What is being asked:
Begin with the first line below and retype each line exactly through the line containing "8, 10, 12];". Any pictures are to be left out.

Available data:
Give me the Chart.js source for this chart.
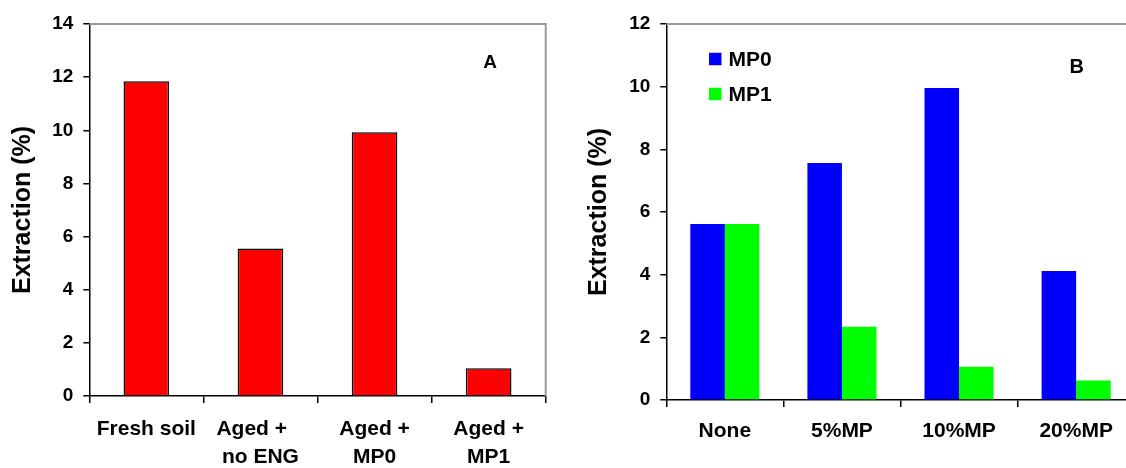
<!DOCTYPE html>
<html>
<head>
<meta charset="utf-8">
<script src="https://cdn.jsdelivr.net/npm/chart.js@4.4.1/dist/chart.umd.min.js"></script>
<style>
  html, body { margin: 0; padding: 0; background: #fff; overflow: hidden; }
  body { width: 1126px; height: 468px; position: relative; }
  canvas { position: absolute; top: 0; }
  #chartA { left: 0; }
  #chartB { left: 570px; }
</style>
</head>
<body>
<canvas id="chartA" width="563" height="468"></canvas>
<canvas id="chartB" width="570" height="468"></canvas>
<script>
// Panel A: extraction by soil treatment
const soilLabels     = ["Fresh soil", ["Aged +   ", "no ENG"], ["Aged +", "MP0"], ["Aged +", "MP1"]];
const soilExtraction = [11.85, 5.55, 9.93, 1.04];
const yTicksA        = [0, 2, 4, 6, 8, 10, 12, 14];

// Panel B: extraction by MP dose
const doseLabels    = ["None", "5%MP", "10%MP", "20%MP"];
const mp0Extraction = [5.62, 7.56, 9.96, 4.12];
const mp1Extraction = [5.62, 2.34, 1.06, 0.62];
const yTicksB       = [0, 2, 4, 6, 8, 10, 12];

const FONT = "'Liberation Sans', Arial, sans-serif";
Chart.defaults.font.family = FONT;
Chart.defaults.font.weight = "bold";
Chart.defaults.color = "#000";

// grey top/right frame, panel letter and optional legend
const panelPlugin = {
  id: "panel",
  afterDraw(chart, args, opts) {
    const { ctx, chartArea: a } = chart;
    ctx.save();
    ctx.strokeStyle = "#999";
    ctx.lineWidth = 2;
    ctx.beginPath();
    ctx.moveTo(a.left, a.top);
    ctx.lineTo(a.right, a.top);
    ctx.lineTo(a.right, a.bottom);
    ctx.stroke();

    ctx.fillStyle = "#000";
    ctx.font = `bold ${opts.letterSize}px ${FONT}`;
    ctx.textAlign = "center";
    ctx.textBaseline = "middle";
    ctx.fillText(opts.letter, opts.letterX, opts.letterY);

    if (opts.legend) {
      const L = opts.legend;
      ctx.textAlign = "left";
      ctx.font = `bold ${L.size}px ${FONT}`;
      chart.data.datasets.forEach((ds, i) => {
        const y = L.y + i * L.gap;
        ctx.fillStyle = ds.backgroundColor;
        ctx.fillRect(L.x, y - L.box / 2, L.box, L.box);
        ctx.fillStyle = "#000";
        ctx.fillText(ds.label, L.x + L.box + 7, y + 1);
      });
    }
    ctx.restore();
  }
};

function yScale(ticks, width, titlePad) {
  return {
    min: ticks[0],
    max: ticks[ticks.length - 1],
    afterFit: s => { s.width = width; },
    ticks: { stepSize: ticks[1] - ticks[0], font: { size: 19 }, padding: 10 },
    grid: { drawOnChartArea: false, drawTicks: true, tickLength: 6, color: "#000", lineWidth: 1.5 },
    border: { display: true, color: "#000", width: 1.5 },
    title: { display: true, text: "Extraction (%)", font: { size: 25, weight: "bold" }, padding: { top: titlePad, bottom: 0 } }
  };
}

function xScale(height, pad) {
  return {
    z: 1,
    afterFit: s => { s.height = height; },
    ticks: { font: { size: 21, lineHeight: 1.3 }, padding: pad, maxRotation: 0, autoSkip: false },
    grid: { offset: true, drawOnChartArea: false, drawTicks: true, tickLength: 7, color: "#000", lineWidth: 1.5 },
    border: { display: true, color: "#000", width: 1.5 }
  };
}

const common = {
  responsive: false,
  animation: false,
  plugins: { legend: { display: false }, tooltip: { enabled: false } }
};

new Chart(document.getElementById("chartA"), {
  type: "bar",
  data: {
    labels: soilLabels,
    datasets: [{
      label: "Extraction",
      data: soilExtraction,
      backgroundColor: "#ff0000",
      borderColor: "#000",
      borderWidth: 1.5,
      borderSkipped: "bottom",
      categoryPercentage: 0.4,
      barPercentage: 1
    }]
  },
  options: {
    ...common,
    layout: { padding: { top: 24, right: 17.3, left: 0, bottom: 0 } },
    scales: { x: xScale(72, 13), y: yScale(yTicksA, 89.3, 8) },
    plugins: { ...common.plugins, panel: { letter: "A", letterSize: 19, letterX: 490, letterY: 63 } }
  },
  plugins: [panelPlugin]
});

new Chart(document.getElementById("chartB"), {
  type: "bar",
  data: {
    labels: doseLabels,
    datasets: [
      { label: "MP0", data: mp0Extraction, backgroundColor: "#0000ff", borderWidth: 0, categoryPercentage: 0.59, barPercentage: 1 },
      { label: "MP1", data: mp1Extraction, backgroundColor: "#00ff00", borderWidth: 0, categoryPercentage: 0.59, barPercentage: 1 }
    ]
  },
  options: {
    ...common,
    layout: { padding: { top: 24, right: 5.3, left: 0, bottom: 0 } },
    scales: { x: xScale(68, 11), y: yScale(yTicksB, 96.3, 14.6) },
    plugins: {
      ...common.plugins,
      panel: {
        letter: "B", letterSize: 20, letterX: 506.7, letterY: 67.5,
        legend: { x: 139, y: 59, gap: 35, box: 12.5, size: 21 }
      }
    }
  },
  plugins: [panelPlugin]
});
</script>
</body>
</html>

Final answer:
Give me the Chart.js source for this chart.
<!DOCTYPE html>
<html>
<head>
<meta charset="utf-8">
<script src="https://cdn.jsdelivr.net/npm/chart.js@4.4.1/dist/chart.umd.min.js"></script>
<style>
  html, body { margin: 0; padding: 0; background: #fff; overflow: hidden; }
  body { width: 1126px; height: 468px; position: relative; }
  canvas { position: absolute; top: 0; }
  #chartA { left: 0; }
  #chartB { left: 570px; }
</style>
</head>
<body>
<canvas id="chartA" width="563" height="468"></canvas>
<canvas id="chartB" width="570" height="468"></canvas>
<script>
// Panel A: extraction by soil treatment
const soilLabels     = ["Fresh soil", ["Aged +   ", "no ENG"], ["Aged +", "MP0"], ["Aged +", "MP1"]];
const soilExtraction = [11.85, 5.55, 9.93, 1.04];
const yTicksA        = [0, 2, 4, 6, 8, 10, 12, 14];

// Panel B: extraction by MP dose
const doseLabels    = ["None", "5%MP", "10%MP", "20%MP"];
const mp0Extraction = [5.62, 7.56, 9.96, 4.12];
const mp1Extraction = [5.62, 2.34, 1.06, 0.62];
const yTicksB       = [0, 2, 4, 6, 8, 10, 12];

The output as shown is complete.